DATA SHOWN:
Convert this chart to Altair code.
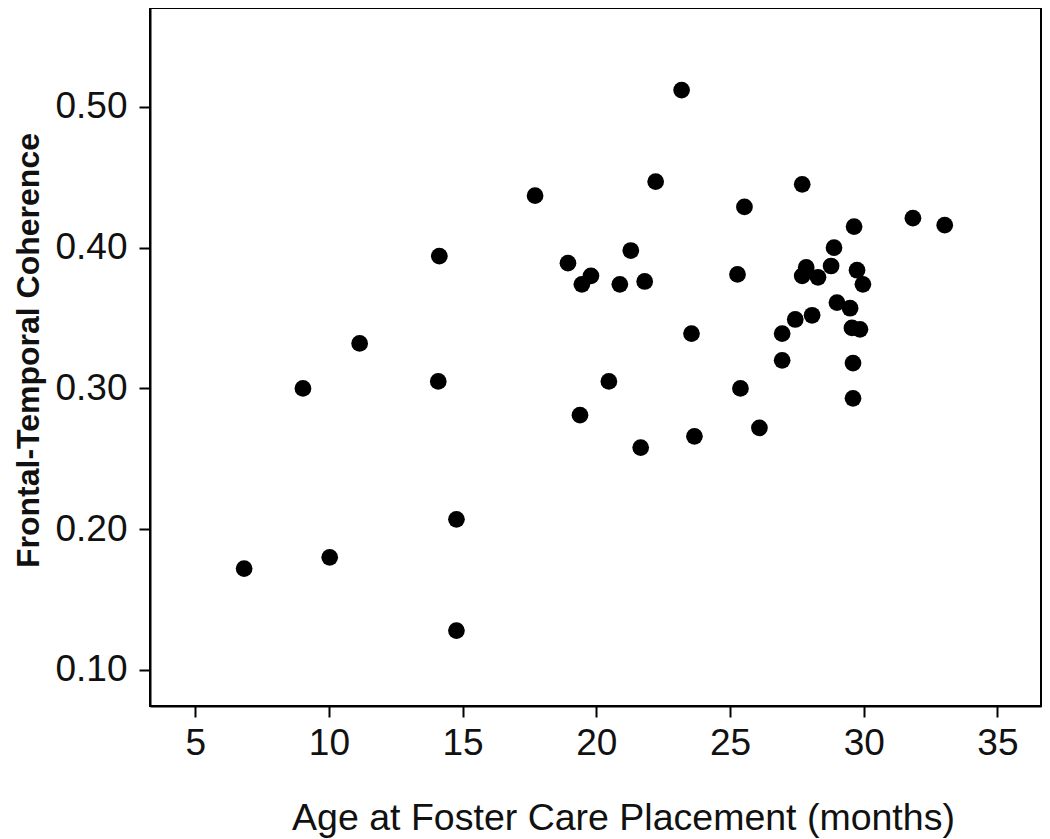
import altair as alt
import pandas as pd

# Age at foster care placement (months)
age = [6.83, 10.03, 9.03, 11.15, 14.09, 14.13, 14.77, 14.77, 17.71, 18.94,
       19.80, 19.46, 20.88, 21.81, 21.29, 22.22, 23.19, 20.47, 19.39, 21.66,
       23.67, 23.56, 25.28, 25.54, 25.39, 26.10, 26.95, 26.95, 27.44, 27.70,
       27.70, 27.85, 28.07, 28.29, 28.78, 28.89, 29.00, 29.49, 29.64, 29.56,
       29.86, 29.60, 29.60, 29.75, 29.97, 31.84, 33.03]
# Frontal-temporal coherence
coherence = [0.172, 0.180, 0.300, 0.332, 0.305, 0.394, 0.207, 0.128, 0.437, 0.389,
             0.380, 0.374, 0.374, 0.376, 0.398, 0.447, 0.512, 0.305, 0.281, 0.258,
             0.266, 0.339, 0.381, 0.429, 0.300, 0.272, 0.339, 0.320, 0.349, 0.445,
             0.380, 0.386, 0.352, 0.379, 0.387, 0.400, 0.361, 0.357, 0.415, 0.343,
             0.342, 0.318, 0.293, 0.384, 0.374, 0.421, 0.416]

x_ticks = [5, 10, 15, 20, 25, 30, 35]
y_ticks = [0.1, 0.2, 0.3, 0.4, 0.5]

df = pd.DataFrame({"age": age, "coh": coherence})

FONT = "Liberation Sans"
W, H = 891, 698

chart = alt.Chart(df).mark_circle(
    color="black", size=280, opacity=1
).encode(
    x=alt.X("age:Q",
            scale=alt.Scale(domain=[3.31, 36.63], nice=False, zero=False),
            axis=alt.Axis(values=x_ticks, title="Age at Foster Care Placement (months)",
                          labelPadding=8, titleX=473, titleY=123,
                          titleBaseline="alphabetic", titleAlign="center",
                          titleFontSize=37.5, titleFontWeight="normal")),
    y=alt.Y("coh:Q",
            scale=alt.Scale(domain=[0.0744, 0.5703], nice=False, zero=False),
            axis=alt.Axis(values=y_ticks, format=".2f", title="Frontal-Temporal Coherence",
                          labelPadding=12, titleX=-112, titleY=342, titleAngle=270,
                          titleBaseline="alphabetic", titleAlign="center",
                          titleFontSize=32, titleFontWeight="bold")),
).properties(
    width=W, height=H,
    autosize=alt.AutoSizeParams(type="none"),
    padding={"left": 142, "top": 0, "right": 1, "bottom": 133},
).configure_view(
    stroke="black", strokeWidth=2
).configure_axis(
    grid=False,
    labelFont=FONT, titleFont=FONT,
    labelFontSize=37, labelColor="#111", titleColor="#111",
    tickColor="black", tickWidth=2, tickSize=11,
    domainColor="black", domainWidth=2,
)

chart.save("out.html", embed_options={"renderer": "svg", "actions": False})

PROBLEM STATEMENT: Return the material line for line, from its beginning to the line that contains "import pandas as pd", with the pictures left out.

SOLUTION:
Convert this chart to Altair code.
import altair as alt
import pandas as pd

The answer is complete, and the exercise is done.